ENTRIES PROVIDED =>
▬▬▬▬▬▬▬▬▬▬
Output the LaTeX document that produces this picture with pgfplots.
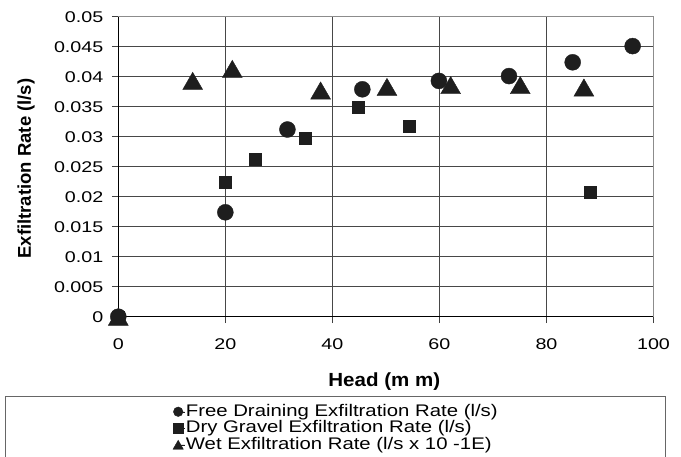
▬▬▬▬▬▬▬▬▬▬
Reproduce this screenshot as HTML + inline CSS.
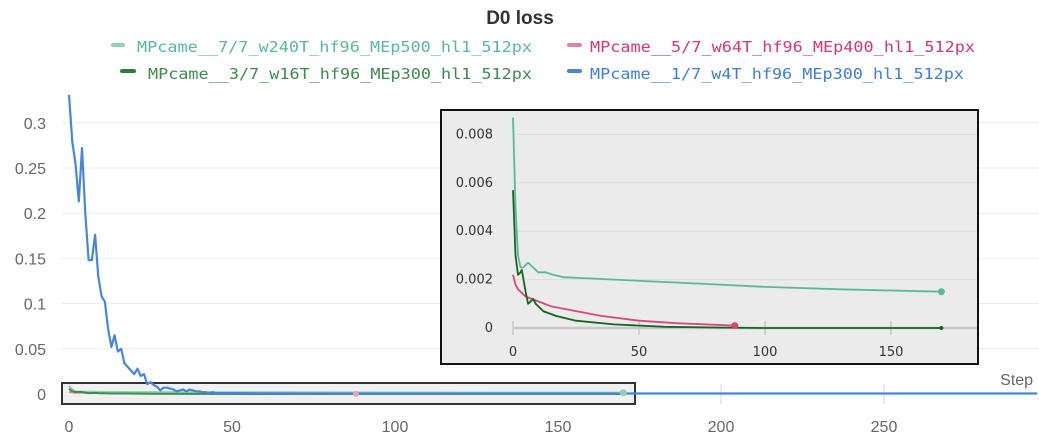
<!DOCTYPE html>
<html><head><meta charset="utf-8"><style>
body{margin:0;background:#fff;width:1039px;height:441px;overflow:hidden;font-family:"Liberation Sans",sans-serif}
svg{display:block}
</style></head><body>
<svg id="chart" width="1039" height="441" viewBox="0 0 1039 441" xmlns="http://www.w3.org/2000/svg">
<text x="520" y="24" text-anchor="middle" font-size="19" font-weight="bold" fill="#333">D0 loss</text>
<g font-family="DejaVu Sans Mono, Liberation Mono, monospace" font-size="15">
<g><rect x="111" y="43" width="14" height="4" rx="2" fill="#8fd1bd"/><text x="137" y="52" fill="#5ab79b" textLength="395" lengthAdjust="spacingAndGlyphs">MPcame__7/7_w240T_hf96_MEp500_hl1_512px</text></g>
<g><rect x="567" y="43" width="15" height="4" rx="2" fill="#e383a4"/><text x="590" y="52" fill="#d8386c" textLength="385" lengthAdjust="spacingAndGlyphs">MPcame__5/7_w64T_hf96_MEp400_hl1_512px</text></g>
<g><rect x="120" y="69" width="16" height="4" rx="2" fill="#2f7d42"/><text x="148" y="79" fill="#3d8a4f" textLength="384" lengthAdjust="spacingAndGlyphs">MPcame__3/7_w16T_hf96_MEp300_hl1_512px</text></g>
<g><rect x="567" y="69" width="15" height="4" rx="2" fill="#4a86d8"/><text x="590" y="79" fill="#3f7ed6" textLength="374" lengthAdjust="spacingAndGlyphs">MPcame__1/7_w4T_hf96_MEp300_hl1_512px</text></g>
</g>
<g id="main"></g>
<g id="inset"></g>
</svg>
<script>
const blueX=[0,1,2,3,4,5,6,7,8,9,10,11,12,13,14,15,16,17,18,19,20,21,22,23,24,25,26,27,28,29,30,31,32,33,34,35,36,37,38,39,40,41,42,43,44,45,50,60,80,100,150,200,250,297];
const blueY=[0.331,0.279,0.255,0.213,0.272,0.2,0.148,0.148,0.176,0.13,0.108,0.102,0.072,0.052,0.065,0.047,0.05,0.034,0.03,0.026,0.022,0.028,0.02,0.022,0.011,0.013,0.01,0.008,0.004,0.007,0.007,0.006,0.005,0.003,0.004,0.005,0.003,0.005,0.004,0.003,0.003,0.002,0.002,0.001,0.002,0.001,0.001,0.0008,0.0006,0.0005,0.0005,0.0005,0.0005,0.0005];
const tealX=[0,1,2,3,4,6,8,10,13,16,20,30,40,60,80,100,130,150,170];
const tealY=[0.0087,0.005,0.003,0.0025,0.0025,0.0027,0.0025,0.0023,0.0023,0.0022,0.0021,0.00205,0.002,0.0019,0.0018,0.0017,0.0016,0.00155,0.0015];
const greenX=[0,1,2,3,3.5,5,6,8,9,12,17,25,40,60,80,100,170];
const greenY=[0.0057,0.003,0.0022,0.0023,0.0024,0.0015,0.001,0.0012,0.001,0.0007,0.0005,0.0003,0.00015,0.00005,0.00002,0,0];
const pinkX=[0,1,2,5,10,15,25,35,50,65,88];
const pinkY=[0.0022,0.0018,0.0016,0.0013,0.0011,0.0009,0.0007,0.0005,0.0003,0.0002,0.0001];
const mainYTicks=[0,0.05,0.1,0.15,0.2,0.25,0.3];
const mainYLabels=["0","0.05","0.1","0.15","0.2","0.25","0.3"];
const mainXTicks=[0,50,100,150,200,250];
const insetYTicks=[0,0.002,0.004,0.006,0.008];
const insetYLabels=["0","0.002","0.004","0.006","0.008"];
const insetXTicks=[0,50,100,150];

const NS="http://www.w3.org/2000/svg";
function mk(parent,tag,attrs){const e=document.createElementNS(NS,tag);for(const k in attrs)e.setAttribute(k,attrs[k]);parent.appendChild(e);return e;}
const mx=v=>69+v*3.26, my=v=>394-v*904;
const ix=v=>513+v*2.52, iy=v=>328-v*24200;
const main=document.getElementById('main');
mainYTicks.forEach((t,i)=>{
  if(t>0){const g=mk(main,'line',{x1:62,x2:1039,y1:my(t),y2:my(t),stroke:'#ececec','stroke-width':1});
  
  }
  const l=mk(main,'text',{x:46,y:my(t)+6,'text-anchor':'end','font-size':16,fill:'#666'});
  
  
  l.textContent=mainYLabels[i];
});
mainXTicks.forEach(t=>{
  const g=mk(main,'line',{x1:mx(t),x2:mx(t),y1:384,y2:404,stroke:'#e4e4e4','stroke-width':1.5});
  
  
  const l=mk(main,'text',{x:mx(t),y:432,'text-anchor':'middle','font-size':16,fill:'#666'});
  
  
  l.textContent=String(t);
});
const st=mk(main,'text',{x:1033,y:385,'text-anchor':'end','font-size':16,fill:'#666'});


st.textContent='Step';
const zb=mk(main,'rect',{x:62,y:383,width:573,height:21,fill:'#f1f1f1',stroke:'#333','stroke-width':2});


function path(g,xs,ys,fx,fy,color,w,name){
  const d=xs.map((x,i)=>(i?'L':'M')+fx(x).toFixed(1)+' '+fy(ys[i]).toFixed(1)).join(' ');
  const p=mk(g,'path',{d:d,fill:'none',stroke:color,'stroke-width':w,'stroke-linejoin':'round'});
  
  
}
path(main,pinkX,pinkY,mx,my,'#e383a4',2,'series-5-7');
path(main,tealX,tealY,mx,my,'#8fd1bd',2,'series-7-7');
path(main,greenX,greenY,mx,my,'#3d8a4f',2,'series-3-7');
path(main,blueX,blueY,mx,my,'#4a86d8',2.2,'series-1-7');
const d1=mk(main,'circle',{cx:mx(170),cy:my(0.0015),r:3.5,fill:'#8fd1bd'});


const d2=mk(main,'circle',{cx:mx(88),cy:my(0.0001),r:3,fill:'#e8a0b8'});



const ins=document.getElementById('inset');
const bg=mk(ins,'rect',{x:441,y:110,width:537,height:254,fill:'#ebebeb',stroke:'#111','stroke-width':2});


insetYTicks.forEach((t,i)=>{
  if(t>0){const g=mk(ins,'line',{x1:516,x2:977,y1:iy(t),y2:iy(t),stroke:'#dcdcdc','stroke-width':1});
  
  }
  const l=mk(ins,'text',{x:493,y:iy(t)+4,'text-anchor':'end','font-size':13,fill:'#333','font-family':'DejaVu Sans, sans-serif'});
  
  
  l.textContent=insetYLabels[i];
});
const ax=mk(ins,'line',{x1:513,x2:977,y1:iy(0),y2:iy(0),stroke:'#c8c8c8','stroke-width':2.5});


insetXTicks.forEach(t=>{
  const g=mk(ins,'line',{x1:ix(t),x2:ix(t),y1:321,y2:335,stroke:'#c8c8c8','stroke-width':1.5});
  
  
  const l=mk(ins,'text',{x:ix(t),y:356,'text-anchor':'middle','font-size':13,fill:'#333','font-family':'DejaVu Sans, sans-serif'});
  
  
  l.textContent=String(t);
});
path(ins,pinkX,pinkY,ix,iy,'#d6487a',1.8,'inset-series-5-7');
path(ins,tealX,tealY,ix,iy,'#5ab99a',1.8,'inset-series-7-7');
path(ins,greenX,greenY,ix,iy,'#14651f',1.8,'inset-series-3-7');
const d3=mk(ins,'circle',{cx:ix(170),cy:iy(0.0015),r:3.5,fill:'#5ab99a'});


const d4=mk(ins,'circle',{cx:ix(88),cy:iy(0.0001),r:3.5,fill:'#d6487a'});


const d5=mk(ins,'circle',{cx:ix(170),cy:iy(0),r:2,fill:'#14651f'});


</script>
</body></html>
▬▬▬▬▬▬▬▬▬▬
SHORT TASK =>
In the listing, find every line containing the word "document" and list it.

RIGHT ANSWER =>
Output the LaTeX document that produces this picture with pgfplots.
function mk(parent,tag,attrs){const e=document.createElementNS(NS,tag);for(const k in attrs)e.setAttribute(k,attrs[k]);parent.appendChild(e);return e;}
const main=document.getElementById('main');
const ins=document.getElementById('inset');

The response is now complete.